いつもなら俺より早く席に着いていて朝の挨拶をしてくれるのに。

「おはようございます。」

「あ、おはようございます。」

野嶋さんの代わりに挨拶をくれたのは奥の席にいた佐川さん。
先週から来ている派遣の娘だった。

「野嶋さん、今日は欠勤だそうです。さっき電話がありましたけど、声が出てなくてかなりキツそうでしたね。」
そう云うと心配そうに眉を下げた。

「そうなんだ、珍しいな彼女が病欠だなんて。ここへ来て初めてかも。」
「えっ、そうなんですか?大丈夫でしょうか、ひとり暮らしだって云ってたけど・・・。」

「あぁ、・・・病院へ行けるといいが。・・・」

普段、そこに居るはずの人がいないというのは、こんなにも景色を変えてしまうものなのか。
恵が居なくなったマンションの部屋みたいだな。なんて一瞬だけ俺の意識は仕事から離れる。
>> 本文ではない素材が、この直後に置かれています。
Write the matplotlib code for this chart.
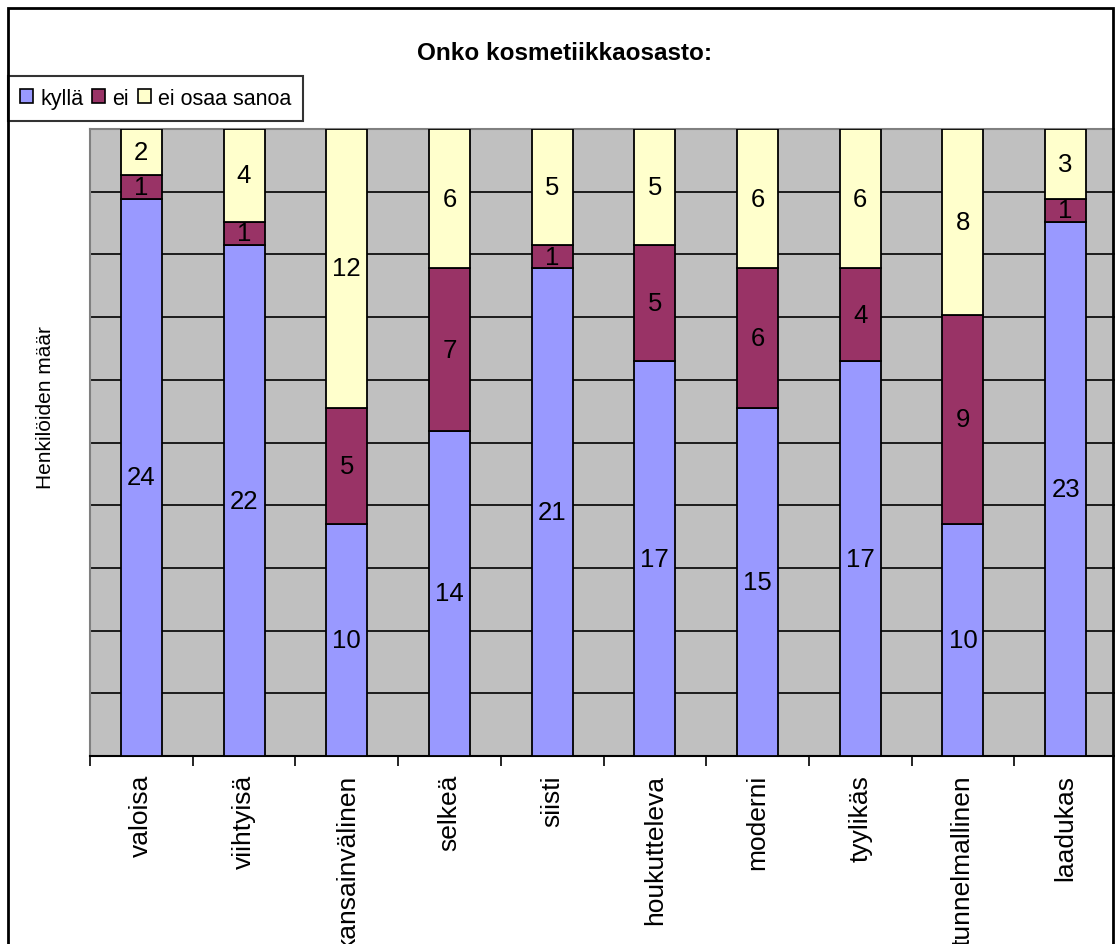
import numpy as np
import matplotlib
matplotlib.use("Agg")
import matplotlib.pyplot as plt
from matplotlib.patches import Rectangle

plt.rcParams['font.family'] = ['Liberation Sans', 'DejaVu Sans']

# Vastaukset: "Onko kosmetiikkaosasto ...?"
categories = ["valoisa", "viihtyisä", "kansainvälinen", "selkeä", "siisti",
              "houkutteleva", "moderni", "tyylikäs", "tunnelmallinen", "laadukas"]
kylla = [24, 22, 10, 14, 21, 17, 15, 17, 10, 23]
ei = [1, 1, 5, 7, 1, 5, 6, 4, 9, 1]
ei_osaa = [2, 4, 12, 6, 5, 5, 6, 6, 8, 3]

series_names = ["kyllä", "ei", "ei osaa sanoa"]
series_colors = ["#9999FF", "#993366", "#FFFFCC"]

W, H = 1115, 945
fig = plt.figure(figsize=(W / 100, H / 100), dpi=100)

# plot area in pixels: left 90, top 130, bottom 757, category step ~102.7
left, top, bottom, right = 90, 130, 757, 1117
ax = fig.add_axes([left / W, 1 - bottom / H, (right - left) / W, (bottom - top) / H])
ax.set_facecolor("#C0C0C0")

counts = np.array([kylla, ei, ei_osaa], dtype=float)
totals = counts.sum(axis=0)
shares = counts / totals * 100  # 100 % pinottu

x = np.arange(len(categories))
base = np.zeros(len(categories))
handles = []
for name, color, share, cnt in zip(series_names, series_colors, shares, counts):
    bars = ax.bar(x, share, bottom=base, width=0.4, color=color,
                  edgecolor="black", linewidth=1.3, label=name, zorder=3)
    ax.bar_label(bars, labels=[str(int(c)) for c in cnt], label_type="center",
                 fontsize=18.5, color="black")
    handles.append(bars)
    base += share

ax.set_xlim(-0.5, len(categories) - 0.5)
ax.set_ylim(0, 100)

# horizontal grid every 10 %
ax.set_yticks(np.arange(0, 101, 10))
ax.set_yticklabels([])
ax.tick_params(axis="y", length=0)
ax.yaxis.grid(True, color="black", linewidth=1.2)
ax.set_axisbelow(True)

# tick marks between categories, labels at the centres
ax.set_xticks(np.arange(-0.5, len(categories), 1.0))
ax.set_xticklabels([])
ax.tick_params(axis="x", which="major", length=7, width=1.2, direction="out")
ax.set_xticks(x, minor=True)
ax.set_xticklabels(categories, minor=True, rotation=90, fontsize=19, va="top")
ax.tick_params(axis="x", which="minor", length=0, pad=13)

for side in ("left", "top"):
    ax.spines[side].set_color("#808080")
    ax.spines[side].set_linewidth(1.5)
ax.spines["right"].set_visible(False)
ax.spines["bottom"].set_color("black")
ax.spines["bottom"].set_linewidth(1.5)

fig.text(565 / W, 1 - 53 / H, "Onko kosmetiikkaosasto:", fontsize=17.5,
         fontweight="bold", ha="center", va="center")
fig.text(46 / W, 1 - 408 / H, "Henkilöiden määr", fontsize=15, rotation=90,
         ha="center", va="center")

# chart frame
fig.patches.append(Rectangle((8 / W, -0.1), (1113 - 8) / W, 1 - 9 / H + 0.1,
                             transform=fig.transFigure, fill=False,
                             edgecolor="black", linewidth=2, zorder=10))

leg = fig.legend(handles=handles, labels=series_names, loc="upper left",
                 bbox_to_anchor=(8 / W, 1 - 77 / H), ncol=3, fontsize=15.5,
                 frameon=True, fancybox=False, handlelength=0.6,
                 handleheight=0.6, handletextpad=0.35, columnspacing=0.4,
                 borderpad=0.55, borderaxespad=0)
leg.get_frame().set_edgecolor("black")
leg.get_frame().set_linewidth(1.5)
for h in leg.legend_handles:
    h.set_edgecolor("black")
    h.set_linewidth(1.2)

fig.savefig("out.png", dpi=100)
「まあ、明日元気に出社してくれればいいけど。佐川さん、フォローお願いしますね。」
「あ、はい。頑張ります。」

気を取り直して目の前のパソコンを立ち上げると、先ずはメールのチェックをする。
取引先と軽くやり取りをしながら今後の打ち合わせをすると、添付ファイルを開いた。
先日の失態から、俺は念入りに取引先の状況を把握するようになった。二度とあんな思いは御免だ。それに、甘えたい気持ちを受け止めてくれる恵は俺の前から姿を消した。
とはいえ、本当は上のフロアに行けば顔を見る事も話す事も出来るんだけど・・・。
でも、アイツが時間をくれと云って、俺はそれを待つより他はなかった。

もう一度恵が俺を信用してくれるまで、男の俺の傍に居てもいいと思ってくれるまでは、じっと我慢するつもりだ。

「あ、そういえば田代さんが出社してくる前に誰か来ていましたよ。本田さんが親し気に話してましたけど、田代さんに用があったみたい。」

急に思い出したのか、佐川さんはパチンと音をたてて自分の掌を叩くと俺に云った。